> _WORK INSTRUCTIONS_
Gather every line of the entries that includes the word "matplotlib".

> _INFORMATION GIVEN_
[start]
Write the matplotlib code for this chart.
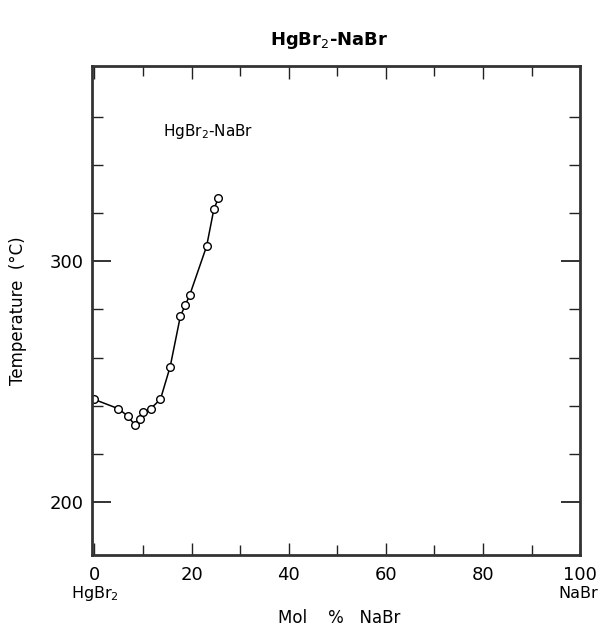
import matplotlib
matplotlib.use("Agg")
import matplotlib.pyplot as plt
from matplotlib.ticker import FixedLocator

mol_pct_nabr = [0.0, 4.9, 6.9, 8.3, 9.3, 10.0, 11.6, 13.6, 15.6, 17.7, 18.7, 19.6, 23.1, 24.6, 25.5]
temperature_c = [242.6, 238.8, 235.7, 232.0, 234.3, 237.3, 238.8, 242.7, 256.2, 277.2, 281.7, 285.8, 306.2, 321.6, 326.0]

x_ticks = [0, 20, 40, 60, 80, 100]
x_minor = [10, 30, 50, 70, 90]
y_ticks = [200, 300]
y_minor = [220, 240, 260, 280, 320, 340, 360]

plt.rcParams['font.family'] = ['DejaVu Sans']

fig = plt.figure(figsize=(6.05, 6.28), dpi=100)
ax = fig.add_axes([0.152, 0.116, 0.807, 0.779])

ax.plot(mol_pct_nabr, temperature_c, color='black', lw=1.1, marker='o',
        markersize=5.5, markerfacecolor='white', markeredgecolor='black', markeredgewidth=1.0)

ax.set_xlim(-0.5, 100)
ax.set_ylim(178, 381)

ax.xaxis.set_major_locator(FixedLocator(x_ticks))
ax.xaxis.set_minor_locator(FixedLocator(x_minor))
ax.yaxis.set_major_locator(FixedLocator(y_ticks))
ax.yaxis.set_minor_locator(FixedLocator(y_minor))

ax.tick_params(which='both', direction='in', top=True, right=True, color='#222222')
ax.tick_params(axis='y', which='major', length=14, width=1.3, labelsize=13, pad=6)
ax.tick_params(axis='y', which='minor', length=8, width=1.0)
ax.tick_params(axis='x', which='major', length=9, width=1.0, labelsize=13, pad=8)
ax.tick_params(axis='x', which='minor', length=7, width=1.0)

for s in ax.spines.values():
    s.set_linewidth(2.0)
    s.set_color('#333333')

ax.text(0.145, 0.865, 'HgBr$_2$-NaBr', transform=ax.transAxes, fontsize=11, ha='left', va='center')

fig.text(0.545, 0.935, 'HgBr$_2$-NaBr', fontsize=13, fontweight='bold', ha='center', va='center')
fig.text(0.03, 0.505, 'Temperature  (°C)', rotation=90, fontsize=12, ha='center', va='center')
fig.text(0.56, 0.016, 'Mol    %   NaBr', fontsize=12, ha='center', va='center')
fig.text(0.157, 0.055, 'HgBr$_2$', fontsize=11.5, ha='center', va='center')
fig.text(0.955, 0.055, 'NaBr', fontsize=11.5, ha='center', va='center')

fig.savefig('out.png', dpi=100)
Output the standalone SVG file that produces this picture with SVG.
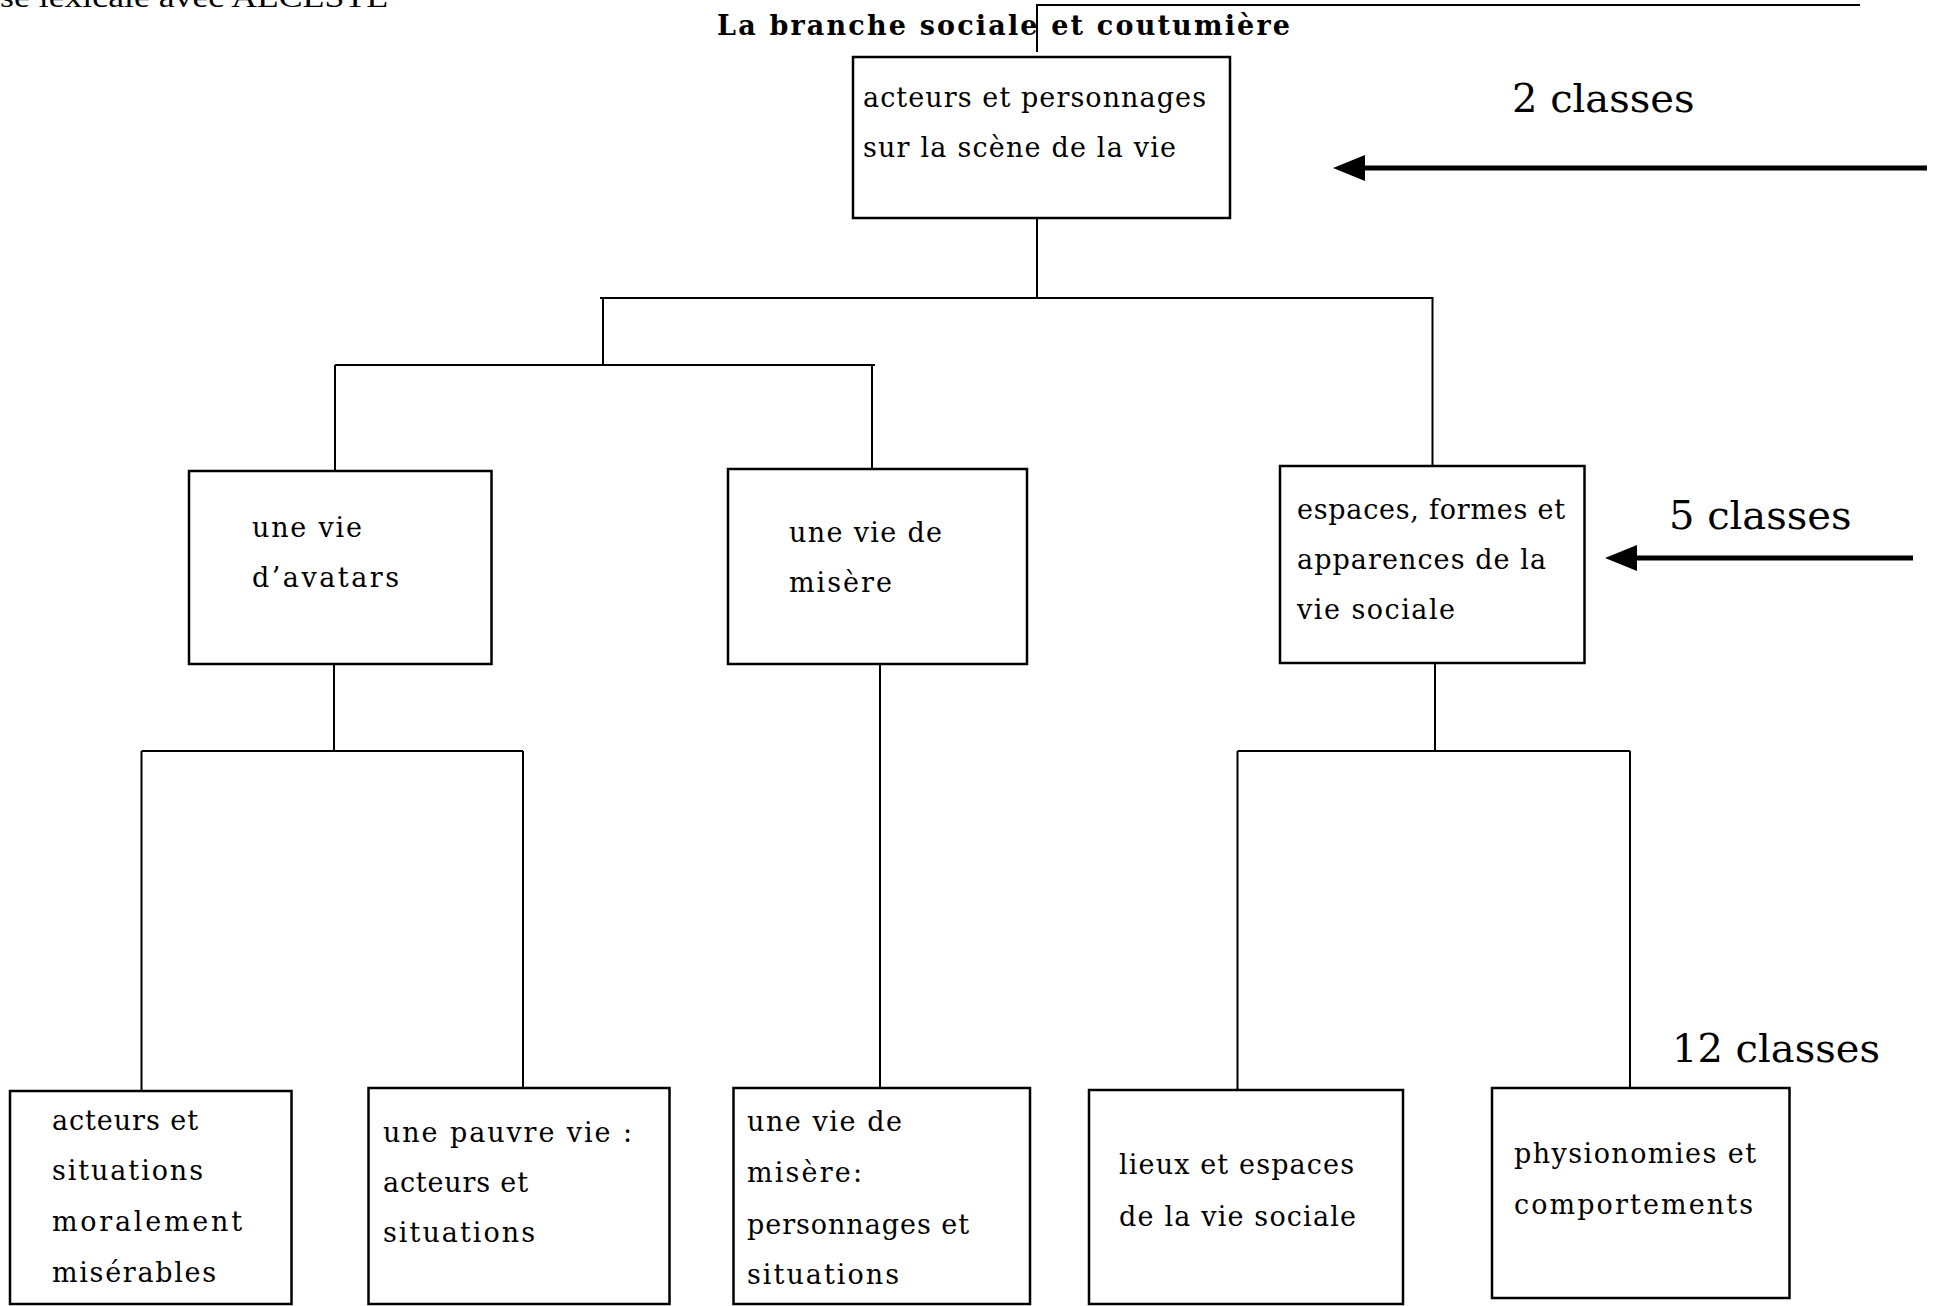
[end]
> _RESPONSE TO THE EXERCISE_
Write the matplotlib code for this chart.
import matplotlib
matplotlib.use("Agg")
import matplotlib.pyplot as plt
from matplotlib.ticker import FixedLocator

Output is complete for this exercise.